Third, Young severely limited the impact of the Equal Employment Opportunity Commission’s July 2014 PDA guidance (previously covered here). The Court faulted the guidance for its inconsistency with prior agency interpretations and a lack of thoroughness in its analysis. Going forward, courts will likely not give substantial weight to the EEOC guidance as a roadmap in analyzing PDA claims.

The Court noted, however, that its interpretation of the PDA may have limited significance due to the 2008 amendments to the ADA, which occurred after the time of the plaintiff’s pregnancy in Young. In those amendments, Congress expanded the definition of “disability” to include impairments that substantially limit an individual’s ability to lift, stand, or bend. Accordingly, a pregnant worker who is denied a light duty accommodation would likely be able to pursue claims under both the PDA and ADA.
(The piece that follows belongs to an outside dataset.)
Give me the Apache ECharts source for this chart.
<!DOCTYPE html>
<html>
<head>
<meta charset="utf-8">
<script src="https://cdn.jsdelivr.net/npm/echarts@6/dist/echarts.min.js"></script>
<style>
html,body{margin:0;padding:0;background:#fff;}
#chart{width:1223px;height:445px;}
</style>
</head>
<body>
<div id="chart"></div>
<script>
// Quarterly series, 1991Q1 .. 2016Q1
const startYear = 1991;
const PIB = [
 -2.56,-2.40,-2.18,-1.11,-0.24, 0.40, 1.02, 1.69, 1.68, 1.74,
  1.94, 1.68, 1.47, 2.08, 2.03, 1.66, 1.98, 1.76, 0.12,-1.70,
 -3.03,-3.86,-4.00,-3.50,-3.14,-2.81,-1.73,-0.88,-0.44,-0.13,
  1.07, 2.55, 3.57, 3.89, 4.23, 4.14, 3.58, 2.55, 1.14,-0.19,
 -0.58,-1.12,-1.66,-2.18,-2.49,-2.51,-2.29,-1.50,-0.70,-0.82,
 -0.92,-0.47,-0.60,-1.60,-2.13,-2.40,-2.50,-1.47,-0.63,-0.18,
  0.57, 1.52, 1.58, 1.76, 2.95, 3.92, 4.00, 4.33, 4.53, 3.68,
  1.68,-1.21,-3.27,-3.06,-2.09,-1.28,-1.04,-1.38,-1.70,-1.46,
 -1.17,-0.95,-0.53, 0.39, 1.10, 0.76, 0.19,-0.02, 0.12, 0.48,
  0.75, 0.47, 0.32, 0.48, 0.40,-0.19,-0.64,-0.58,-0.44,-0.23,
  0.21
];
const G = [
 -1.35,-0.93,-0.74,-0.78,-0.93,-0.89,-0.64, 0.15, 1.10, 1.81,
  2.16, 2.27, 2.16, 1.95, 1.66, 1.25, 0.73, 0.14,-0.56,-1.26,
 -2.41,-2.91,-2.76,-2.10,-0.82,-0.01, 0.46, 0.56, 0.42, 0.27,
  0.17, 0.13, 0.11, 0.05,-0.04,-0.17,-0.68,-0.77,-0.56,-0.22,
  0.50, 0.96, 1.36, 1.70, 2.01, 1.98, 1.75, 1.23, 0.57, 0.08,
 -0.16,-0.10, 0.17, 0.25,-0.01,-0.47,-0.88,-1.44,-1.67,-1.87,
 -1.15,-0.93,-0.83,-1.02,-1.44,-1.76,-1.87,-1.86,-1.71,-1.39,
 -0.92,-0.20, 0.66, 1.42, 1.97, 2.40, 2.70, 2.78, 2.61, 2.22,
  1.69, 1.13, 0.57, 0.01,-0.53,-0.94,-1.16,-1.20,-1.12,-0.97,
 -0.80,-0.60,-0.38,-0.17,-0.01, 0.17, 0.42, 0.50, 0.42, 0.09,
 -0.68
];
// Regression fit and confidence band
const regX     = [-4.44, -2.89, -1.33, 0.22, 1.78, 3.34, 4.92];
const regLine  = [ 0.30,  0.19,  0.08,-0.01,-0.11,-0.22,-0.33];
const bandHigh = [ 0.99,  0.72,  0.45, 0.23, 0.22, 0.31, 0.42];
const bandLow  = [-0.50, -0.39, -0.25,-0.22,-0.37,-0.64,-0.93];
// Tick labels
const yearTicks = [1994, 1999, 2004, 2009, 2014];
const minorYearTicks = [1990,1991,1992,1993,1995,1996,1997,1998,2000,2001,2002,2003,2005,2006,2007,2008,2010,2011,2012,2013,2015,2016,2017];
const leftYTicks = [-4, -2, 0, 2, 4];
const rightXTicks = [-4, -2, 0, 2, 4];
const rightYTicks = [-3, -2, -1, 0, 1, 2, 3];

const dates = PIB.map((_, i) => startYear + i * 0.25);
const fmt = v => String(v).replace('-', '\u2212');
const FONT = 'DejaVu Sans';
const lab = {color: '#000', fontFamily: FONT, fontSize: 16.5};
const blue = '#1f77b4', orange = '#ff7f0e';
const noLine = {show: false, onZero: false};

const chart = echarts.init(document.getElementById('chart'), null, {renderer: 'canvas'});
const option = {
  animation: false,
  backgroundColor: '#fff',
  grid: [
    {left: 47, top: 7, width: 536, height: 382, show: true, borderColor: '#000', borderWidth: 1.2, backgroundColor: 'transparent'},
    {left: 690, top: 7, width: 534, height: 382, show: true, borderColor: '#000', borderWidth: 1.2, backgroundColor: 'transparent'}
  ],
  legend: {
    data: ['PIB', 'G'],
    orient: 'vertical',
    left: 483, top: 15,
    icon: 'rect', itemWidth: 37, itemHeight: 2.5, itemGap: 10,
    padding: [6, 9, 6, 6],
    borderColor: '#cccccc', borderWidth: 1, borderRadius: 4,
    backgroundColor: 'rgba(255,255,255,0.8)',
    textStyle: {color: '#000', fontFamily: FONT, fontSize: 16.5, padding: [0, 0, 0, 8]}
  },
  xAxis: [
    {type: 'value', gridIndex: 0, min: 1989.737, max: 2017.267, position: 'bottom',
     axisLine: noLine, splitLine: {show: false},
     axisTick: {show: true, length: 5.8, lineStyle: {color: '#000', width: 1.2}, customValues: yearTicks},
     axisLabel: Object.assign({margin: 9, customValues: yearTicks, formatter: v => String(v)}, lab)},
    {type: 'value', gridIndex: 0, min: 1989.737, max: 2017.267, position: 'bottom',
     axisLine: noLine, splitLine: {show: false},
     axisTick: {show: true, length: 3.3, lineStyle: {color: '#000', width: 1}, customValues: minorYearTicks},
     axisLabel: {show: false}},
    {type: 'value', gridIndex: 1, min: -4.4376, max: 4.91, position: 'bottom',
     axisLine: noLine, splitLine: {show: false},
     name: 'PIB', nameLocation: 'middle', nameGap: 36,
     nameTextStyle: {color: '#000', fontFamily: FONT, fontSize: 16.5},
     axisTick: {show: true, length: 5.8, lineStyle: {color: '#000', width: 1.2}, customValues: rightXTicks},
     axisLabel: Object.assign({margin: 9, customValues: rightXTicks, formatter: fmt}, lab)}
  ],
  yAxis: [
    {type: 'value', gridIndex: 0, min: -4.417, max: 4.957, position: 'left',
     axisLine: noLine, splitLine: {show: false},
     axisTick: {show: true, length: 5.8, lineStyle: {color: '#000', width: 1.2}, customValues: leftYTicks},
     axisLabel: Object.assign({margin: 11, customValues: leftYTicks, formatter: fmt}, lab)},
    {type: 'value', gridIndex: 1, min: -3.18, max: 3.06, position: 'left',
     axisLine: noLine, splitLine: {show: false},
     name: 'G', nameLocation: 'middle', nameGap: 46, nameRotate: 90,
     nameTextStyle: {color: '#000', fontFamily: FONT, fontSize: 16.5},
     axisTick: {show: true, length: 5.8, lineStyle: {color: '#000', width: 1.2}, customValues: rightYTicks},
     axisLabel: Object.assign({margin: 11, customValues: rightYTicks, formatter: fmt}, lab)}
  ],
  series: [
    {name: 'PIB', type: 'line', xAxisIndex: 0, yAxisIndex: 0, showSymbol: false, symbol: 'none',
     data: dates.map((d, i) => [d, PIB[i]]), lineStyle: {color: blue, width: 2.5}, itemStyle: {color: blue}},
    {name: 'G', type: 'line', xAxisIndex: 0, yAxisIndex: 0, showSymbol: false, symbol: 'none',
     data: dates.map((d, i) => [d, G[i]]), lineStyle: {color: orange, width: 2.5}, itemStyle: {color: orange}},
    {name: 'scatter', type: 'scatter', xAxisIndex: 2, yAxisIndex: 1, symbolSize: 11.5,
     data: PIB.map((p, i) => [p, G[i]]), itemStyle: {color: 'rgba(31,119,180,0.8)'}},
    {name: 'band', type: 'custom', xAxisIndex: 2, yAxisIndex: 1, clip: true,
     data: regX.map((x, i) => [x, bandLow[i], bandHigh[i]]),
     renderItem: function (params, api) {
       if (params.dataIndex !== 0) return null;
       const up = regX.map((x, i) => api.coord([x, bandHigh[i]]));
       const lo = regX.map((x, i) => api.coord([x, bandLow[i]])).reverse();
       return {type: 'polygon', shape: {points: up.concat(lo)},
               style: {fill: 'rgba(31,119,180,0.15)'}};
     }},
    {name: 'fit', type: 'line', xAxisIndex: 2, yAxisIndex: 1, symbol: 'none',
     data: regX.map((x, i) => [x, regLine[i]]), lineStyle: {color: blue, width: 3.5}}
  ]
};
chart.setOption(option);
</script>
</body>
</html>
Employers should ensure that their facially neutral policies are not being applied in a manner that treats pregnant workers significantly differently than similarly restricted nonpregnant workers, at least not without substantial reasons for doing so. Employers will be less likely to prevail at the summary judgment stage in cases involving claims for accommodations by pregnant workers. Courts will be required to examine evidence concerncing employers' treatment of pregnant and nonpregnant workers who request accommodations, including whether an employer’s policy accommodates a large percentage of nonpregnant workers while failing to accommodate a large percentage of pregnant workers.